With avocados adopted as something of a sarcastic symbol of the millennial generation, the movement peaked with the creation of the Avolatte - a latte served in an avocado shell and seemingly designed to infuriate older generations.

So it was perhaps understanding that a report announcing that farmers in Australia are experiencing an oversupply of the soft green fruit would be greeted with glee on social media.

Much of the discussion centered around a link to an ABC News Australia article reporting that this year, "growers are producing an average of 22 avocados per Australian and the oversupply has meant prices are at an all-time low on supermarket shelves."

As a result, the article hoped to offer a variety of ways people can enjoy avocados as a regular part of their diet.

Unfortunately, that message ended up getting lost in the flurry of tweets that have followed in the hours since the piece was first posted to Twitter.

Instead, millennials have been reacting with a combination of tongue-in-cheek confusion and fury at the fact they are now being asked to eat more avocados after being previously told it was the reason they were failing to climb the property ladder.

Comic book illustrator Elliot Baggott was among those who struggled to contain his delight at this turn of events, tweeting: "Well, well, well.
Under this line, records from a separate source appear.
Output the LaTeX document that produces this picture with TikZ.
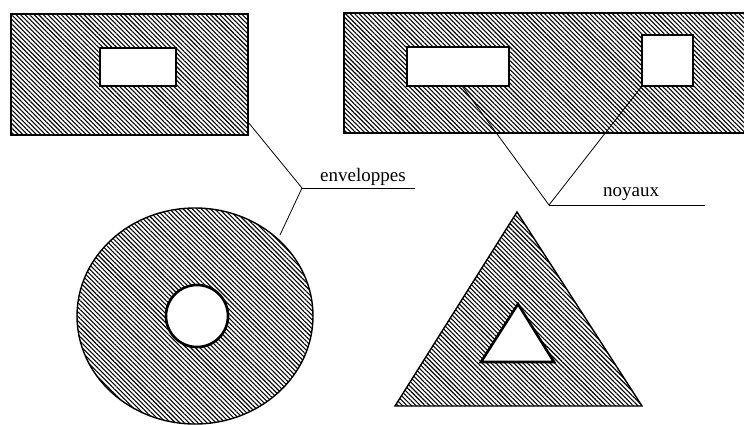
\documentclass[tikz,border=0pt]{standalone}
\usepackage{fontspec}
\setmainfont{Liberation Serif}
\usetikzlibrary{patterns.meta}
\tikzset{
  hatched/.style={draw=black,line width=1.4pt,pattern={Lines[angle=-45,distance=3.2pt,line width=1.1pt]}},
  hole/.style={draw=black,line width=2.6pt,fill=white},
  leader/.style={draw=black,line width=0.8pt},
  tag/.style={font=\fontsize{19}{22}\selectfont,inner sep=0pt,anchor=base west},
}
\begin{document}
\begin{tikzpicture}[x=1pt,y=-1pt]
    \clip (0,0) rectangle (744,424);
    \fill[white] (0,0) rectangle (744,424);
    % shapes
    \draw[hatched] (11,14) rectangle (248,135);
    \draw[hole] (100,48) rectangle (176,86);
    \draw[hatched] (344,13) rectangle (760,133);
    \draw[hole] (407,47) rectangle (509,86);
    \draw[hole] (642,35) rectangle (693,86);
    \draw[hatched] (195,316) ellipse [x radius=118,y radius=108];
    \draw[hole] (197,316) circle [radius=31];
    \draw[hatched] (517,212) -- (642,406) -- (395,406) -- cycle;
    \draw[hole] (518,304) -- (554,362) -- (481,362) -- cycle;
    % labels
    \node[tag] (envtxt) at (320,181) {enveloppes};
    \node[tag] (noytxt) at (603,196) {noyaux};
    \coordinate (envknee) at (302,188);
    \coordinate (envend) at (415,188);
    \coordinate (rectpt) at (248,122);
    \coordinate (ringpt) at (280,235);
    \coordinate (noyknee) at (549,205);
    \coordinate (noyend) at (705,205);
    \coordinate (holeA) at (462,86);
    \coordinate (holeB) at (642,86);
    \draw[leader] (rectpt) -- (envknee) -- (ringpt);
    \draw[leader] (envknee) -- (envend);
    \draw[leader] (holeA) -- (noyknee) -- (holeB);
    \draw[leader] (noyknee) -- (noyend);
\end{tikzpicture}
\end{document}
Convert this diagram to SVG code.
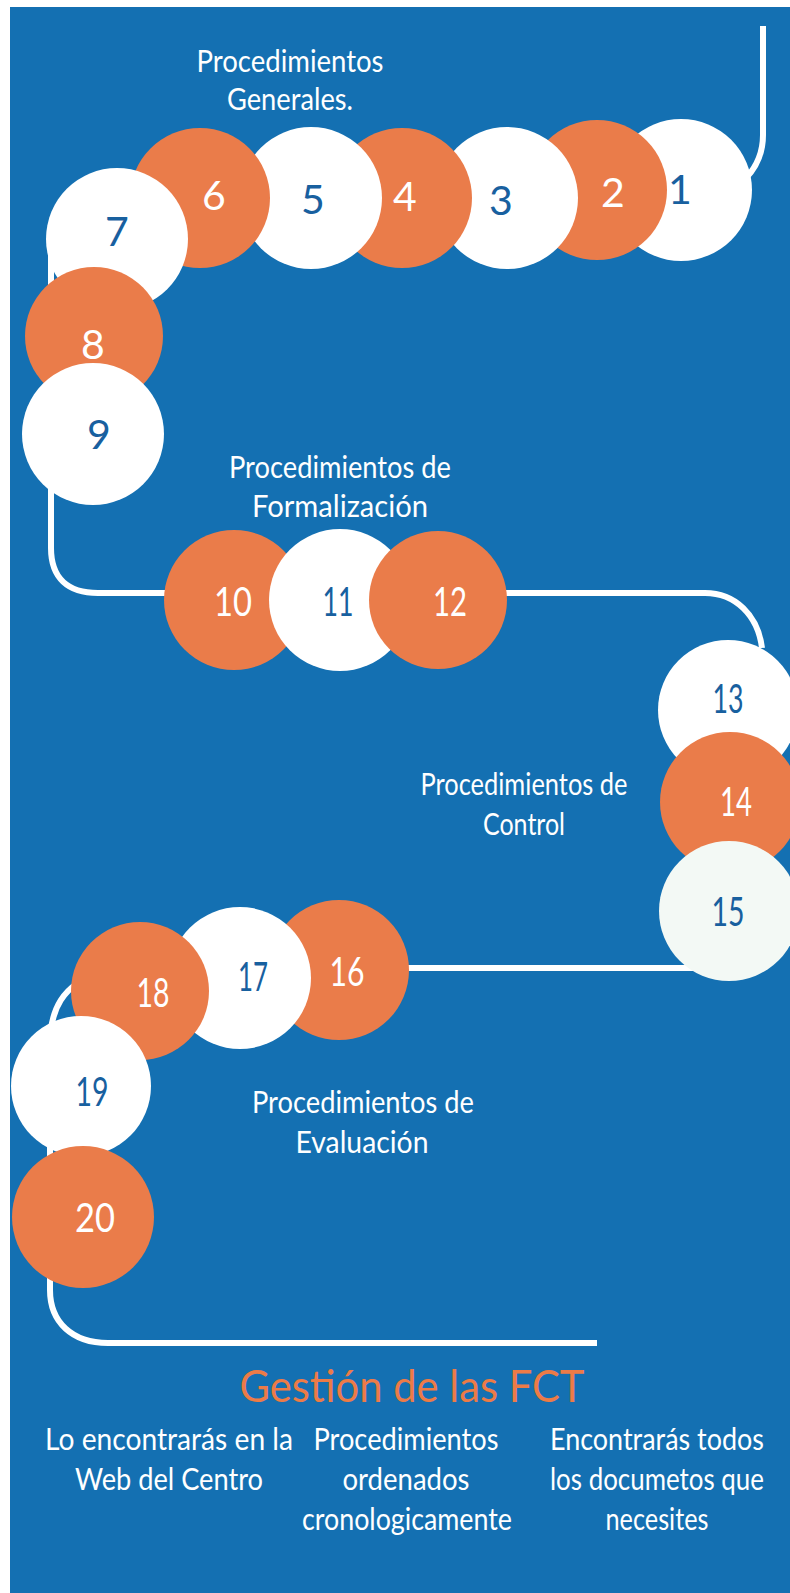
<svg xmlns="http://www.w3.org/2000/svg" width="790" height="1593" viewBox="0 0 790 1593">
<style>
.bg{fill:#1470b2}
.w{fill:#ffffff}
.w2{fill:#f3f9f5}
.o{fill:#ea7c4a}
.line{fill:none;stroke:#ffffff;stroke-width:6}
.num{font-family:Lato,"Noto Sans",sans-serif;font-size:41px;text-anchor:middle}
.nb{fill:#18609f}
.nw{fill:#ffffff}
.lab{font-family:Lato,"Noto Sans",sans-serif;font-size:30px;fill:#ffffff;text-anchor:middle}
.title{font-family:Lato,"Noto Sans",sans-serif;font-size:44px;fill:#ec7b47;text-anchor:middle}
</style>
<rect x="0" y="0" width="790" height="1593" fill="#ffffff"/>
<rect class="bg" x="10" y="7" width="780" height="1586"/>
<g id="connectors">
<path class="line" d="M763,26 V135 Q763,160 746,178"/>
<path class="line" d="M51,235 V548 C51,578 68,593 98,593 H180"/>
<path class="line" d="M500,593 H705 C735,593 758,615 762,648"/>
<path class="line" d="M400,968 H700"/>
<path class="line" d="M100,972 C62,985 50,1010 50,1045 V1290 C50,1322 72,1343 108,1343 H597"/>
</g>
<g id="n1"><circle class="w" cx="681" cy="190" r="71"/><text class="num nb" x="680" y="204">1</text></g>
<g id="n2"><circle class="o" cx="597" cy="190" r="70"/><text class="num nw" x="613" y="207">2</text></g>
<g id="n3"><circle class="w" cx="507" cy="198" r="71"/><text class="num nb" x="501" y="215">3</text></g>
<g id="n4"><circle class="o" cx="402" cy="198" r="70"/><text class="num nw" x="405" y="211">4</text></g>
<g id="n5"><circle class="w" cx="311" cy="198" r="71"/><text class="num nb" x="313" y="214">5</text></g>
<g id="n6"><circle class="o" cx="200" cy="198" r="70"/><text class="num nw" x="214" y="210">6</text></g>
<g id="n7"><circle class="w" cx="117" cy="239" r="71"/><text class="num nb" x="117" y="246">7</text></g>
<g id="n8"><circle class="o" cx="94" cy="336" r="69"/><text class="num nw" x="93" y="359">8</text></g>
<g id="n9"><circle class="w" cx="93" cy="434" r="71"/><text class="num nb" x="99" y="449">9</text></g>
<g id="n10"><circle class="o" cx="234" cy="600" r="70"/><text class="num nw" x="233" y="616" textLength="38" lengthAdjust="spacingAndGlyphs">10</text></g>
<g id="n11"><circle class="w" cx="340" cy="600" r="71"/><text class="num nb" x="338" y="616" textLength="31" lengthAdjust="spacingAndGlyphs">11</text></g>
<g id="n12"><circle class="o" cx="438" cy="600" r="69"/><text class="num nw" x="450" y="616" textLength="34" lengthAdjust="spacingAndGlyphs">12</text></g>
<g id="n13"><circle class="w" cx="728" cy="710" r="70"/><text class="num nb" x="728" y="713" textLength="31" lengthAdjust="spacingAndGlyphs">13</text></g>
<g id="n14"><circle class="o" cx="730" cy="802" r="70"/><text class="num nw" x="736" y="816" textLength="32" lengthAdjust="spacingAndGlyphs">14</text></g>
<g id="n15"><circle class="w2" cx="729" cy="911" r="70"/><text class="num nb" x="728" y="926" textLength="33" lengthAdjust="spacingAndGlyphs">15</text></g>
<g id="n16"><circle class="o" cx="339" cy="970" r="70"/><text class="num nw" x="347" y="986" textLength="35" lengthAdjust="spacingAndGlyphs">16</text></g>
<g id="n17"><circle class="w" cx="240" cy="978" r="71"/><text class="num nb" x="253" y="991" textLength="30" lengthAdjust="spacingAndGlyphs">17</text></g>
<g id="n18"><circle class="o" cx="140" cy="991" r="69"/><text class="num nw" x="153" y="1007" textLength="33" lengthAdjust="spacingAndGlyphs">18</text></g>
<g id="n19"><circle class="w" cx="81" cy="1086" r="70"/><text class="num nb" x="92" y="1106" textLength="33" lengthAdjust="spacingAndGlyphs">19</text></g>
<g id="n20"><circle class="o" cx="83" cy="1217" r="71"/><text class="num nw" x="95" y="1232" textLength="40" lengthAdjust="spacingAndGlyphs">20</text></g>
<g id="label-generales">
<text class="lab" x="290" y="72" textLength="187" lengthAdjust="spacingAndGlyphs">Procedimientos</text>
<text class="lab" x="290" y="110" textLength="126" lengthAdjust="spacingAndGlyphs">Generales.</text>
</g>
<g id="label-formalizacion">
<text class="lab" x="340" y="478" textLength="222" lengthAdjust="spacingAndGlyphs">Procedimientos de</text>
<text class="lab" x="340" y="517" textLength="176" lengthAdjust="spacingAndGlyphs">Formalización</text>
</g>
<g id="label-control">
<text class="lab" x="524" y="795" textLength="207" lengthAdjust="spacingAndGlyphs">Procedimientos de</text>
<text class="lab" x="524" y="835" textLength="82" lengthAdjust="spacingAndGlyphs">Control</text>
</g>
<g id="label-evaluacion">
<text class="lab" x="363" y="1113" textLength="222" lengthAdjust="spacingAndGlyphs">Procedimientos de</text>
<text class="lab" x="362" y="1153" textLength="133" lengthAdjust="spacingAndGlyphs">Evaluación</text>
</g>
<g id="title">
<text class="title" x="412" y="1402" textLength="345" lengthAdjust="spacingAndGlyphs">Gestión de las FCT</text>
</g>
<g id="col1">
<text class="lab" x="169" y="1450" textLength="248" lengthAdjust="spacingAndGlyphs">Lo encontrarás en la</text>
<text class="lab" x="169" y="1490" textLength="188" lengthAdjust="spacingAndGlyphs">Web del Centro</text>
</g>
<g id="col2">
<text class="lab" x="406" y="1450" textLength="185" lengthAdjust="spacingAndGlyphs">Procedimientos</text>
<text class="lab" x="406" y="1490" textLength="127" lengthAdjust="spacingAndGlyphs">ordenados</text>
<text class="lab" x="407" y="1530" textLength="210" lengthAdjust="spacingAndGlyphs">cronologicamente</text>
</g>
<g id="col3">
<text class="lab" x="657" y="1450" textLength="214" lengthAdjust="spacingAndGlyphs">Encontrarás todos</text>
<text class="lab" x="657" y="1490" textLength="214" lengthAdjust="spacingAndGlyphs">los documetos que</text>
<text class="lab" x="657" y="1530" textLength="103" lengthAdjust="spacingAndGlyphs">necesites</text>
</g>
</svg>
Look who's come crawling back."

Baggott's tweet earned nearly 8,000 retweets and 65,000 likes.

Author and Associate Professor Olúfẹ́mi O. Táíwò also reveled in this turn of events. "While Boomers were partying in their homes with affordable mortgages, we studied the avocado toast," he wrote. "And now that the crates are full and the barbarians are at the gates they have the nerve to ask us for help?"

Coder Aditya Mukerjee dubbed it "the 'millenials are overspending on avocado toast' to 'millenials are killing avocado toast' pipeline" while Twitter user Glamazonjay wrote: "Y'all told us avocado toast was dropping our credit score."

Tom Gara, a writer and editor at Meta, joked: "Avocado glut just as housing prices begin to cool off? This is an obvious millennial trap, don't fall for it." Fellow journalist Emily Zanotti added: "The time has come, Millennials. Avocado toast to save the world."

There were memes and gifs alongside the humorous astonishment.

Elsewhere, GrimAvenue said "This is the kind of crisis I was meant for" with LOTNorm reflecting how "Our whole lives are measured in whether we're buying too many avocados or too few avocados."

Meanwhile an exasperated danglinghemmie simply asked: "DO WE GET THE AVOCADO TOAST OR NOT?"

Newsweek has contacted Baggott for comment.